Holyrood I call you out , amend electricity legislation and housing planning for DC homes.
The market has never been free. There have always been government interventions which regulate or stimulate. Look at housing. In 1989 Thatcher deregulated the private rented sector by the Short Assured Tenancies bill. This liberated in some senses, in that ‘fair rents’ were abolished in favour of ‘market rents’ where landlords could charge what they could get out of people. But it offered a direct stimulus in other respects by removing security of tenure by the explicit mechanism of a six month lease as the legal minimum. A different field from energy but the same principle, no market is ever free or unrestricted, it is regulated or stimulated by law to various extents.

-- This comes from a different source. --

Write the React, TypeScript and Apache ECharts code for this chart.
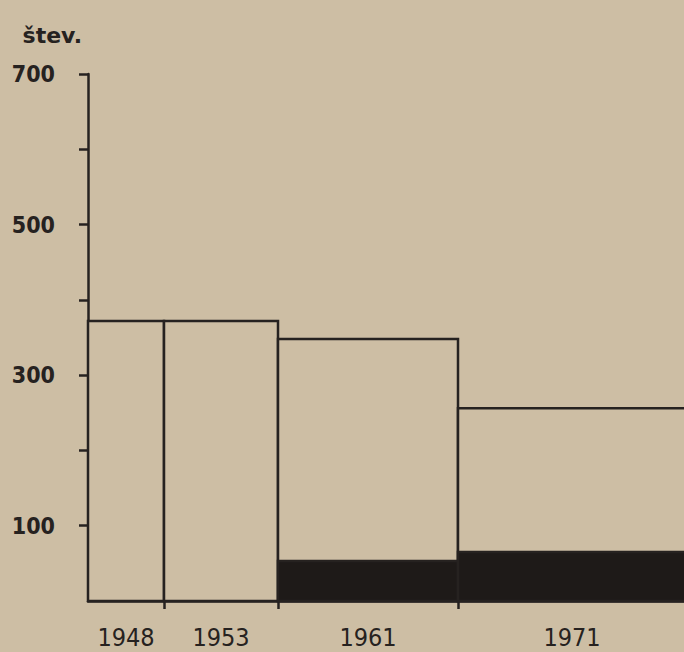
import React, { useEffect, useRef } from "react";
import * as echarts from "echarts";

// Periods (category labels under the x axis)
const periods = ["1948", "1953", "1961", "1971"];
// Relative width of each period's column (last one runs off the edge)
const spans = [76, 114, 180, 228];
// Total height of each column (števila)
const totals = [372, 372, 348, 256];
// Dark (filled) lower part of each column
const darkParts = [0, 0, 53, 65];
// Y axis ticks and labels
const yTicks = [100, 200, 300, 400, 500, 600, 700];
const yLabels = [100, 300, 500, 700];

const BG = "#cdbea4";
const INK = "#262220";
const NARROW = "'Liberation Sans Narrow', 'DejaVu Sans Condensed', sans-serif";
const COND = "'DejaVu Sans Condensed', 'DejaVu Sans', sans-serif";

export default function App() {
  const ref = useRef<HTMLDivElement>(null);

  useEffect(() => {
    if (!ref.current) return;
    const chart = echarts.init(ref.current, undefined, { renderer: "svg" });

    const starts: number[] = [];
    let acc = 0;
    spans.forEach((s) => {
      starts.push(acc);
      acc += s;
    });
    const xMax = acc;
    const boundaries = starts.slice(1);
    const centers = starts.map((s, i) => s + spans[i] / 2);

    const outlineData = periods.map((p, i) => [starts[i], starts[i] + spans[i], totals[i], p]);
    const darkData = periods
      .map((p, i) => [starts[i], starts[i] + spans[i], darkParts[i], p])
      .filter((d) => (d[2] as number) > 0);

    const makeRender = (fill: string) => (params: any, api: any) => {
      const a = api.coord([api.value(0), api.value(2)]);
      const b = api.coord([api.value(1), 0]);
      return {
        type: "rect",
        shape: { x: a[0], y: a[1], width: b[0] - a[0], height: b[1] - a[1] },
        style: { fill, stroke: INK, lineWidth: 2.5 },
      };
    };

    chart.setOption({
      animation: false,
      backgroundColor: BG,
      grid: { left: 88, top: 74, bottom: 51, width: xMax },
      xAxis: {
        type: "value",
        min: 0,
        max: xMax,
        splitLine: { show: false },
        axisLine: { show: true, lineStyle: { color: INK, width: 2.5 } },
        axisTick: {
          show: true,
          customValues: boundaries,
          length: 8,
          lineStyle: { color: INK, width: 2.5 },
        },
        axisLabel: {
          show: true,
          customValues: centers,
          formatter: (v: number) => {
            const i = centers.findIndex((c) => Math.abs(c - v) < 0.5);
            return i >= 0 ? periods[i] : "";
          },
          margin: 24,
          color: INK,
          fontFamily: NARROW,
          fontSize: 25,
        },
      },
      yAxis: {
        type: "value",
        min: 0,
        max: 700,
        name: "štev.",
        nameLocation: "end",
        nameGap: 28,
        nameTextStyle: {
          color: INK,
          fontFamily: "'DejaVu Sans', sans-serif",
          fontWeight: "bold",
          fontSize: 22,
          align: "right",
          padding: [0, 6, 0, 0],
        },
        splitLine: { show: false },
        axisLine: { show: true, lineStyle: { color: INK, width: 2.5 } },
        axisTick: {
          show: true,
          customValues: yTicks,
          length: 9,
          lineStyle: { color: INK, width: 2.5 },
        },
        axisLabel: {
          show: true,
          customValues: yLabels,
          margin: 33,
          color: INK,
          fontFamily: COND,
          fontWeight: "bold",
          fontSize: 23,
        },
      },
      series: [
        {
          type: "custom",
          name: "skupaj",
          renderItem: makeRender(BG),
          encode: { x: [0, 1], y: 2 },
          data: outlineData,
          z: 2,
        },
        {
          type: "custom",
          name: "del",
          renderItem: makeRender("#1e1a18"),
          encode: { x: [0, 1], y: 2 },
          data: darkData,
          z: 3,
        },
      ],
    });

    return () => chart.dispose();
  }, []);

  return (
    <div
      style={{
        position: "fixed",
        left: 0,
        top: 0,
        width: 684,
        height: 652,
        overflow: "hidden",
        background: BG,
      }}
    >
      <div ref={ref} style={{ width: 760, height: 652 }} />
    </div>
  );
}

“it is regulated or stimulated by law” created by politicians for political ends, which leads us back to Burnett as quoted in the penultimate para of the article. The ending of subsidies for renewables is unambiguously a political attack on Scotland’s renewables industry and therefore on Scotland.
UK pours billions into vanity projects – Hinkley, HS2 etc – where is the investment in other fledgling renewable technologies being developed in Scotland? Thatcher destroyed UK industry (to build up the financial sector) and now the Tories are going to destroy the renewables industry. Plus ca change.
Just read today that an old gas field is to be opened up in the North Sea – I just wonder if this was due to either incentives or agreeing to remove the subs on eco generation?
As I said , be that housing or energy , remove the subs or protection , legislate the changes , remove the barrel we are held over for the carrot – the stick works , or the company simply dies and a competitor moves in.
So far opening up markets , or privatizing energy hasnt delivered what it promised , in that competition lowers prices , it has created a shared monopoly between the big 5 , colluding on prices.
Its time to throw them in the ring , rather than the towel.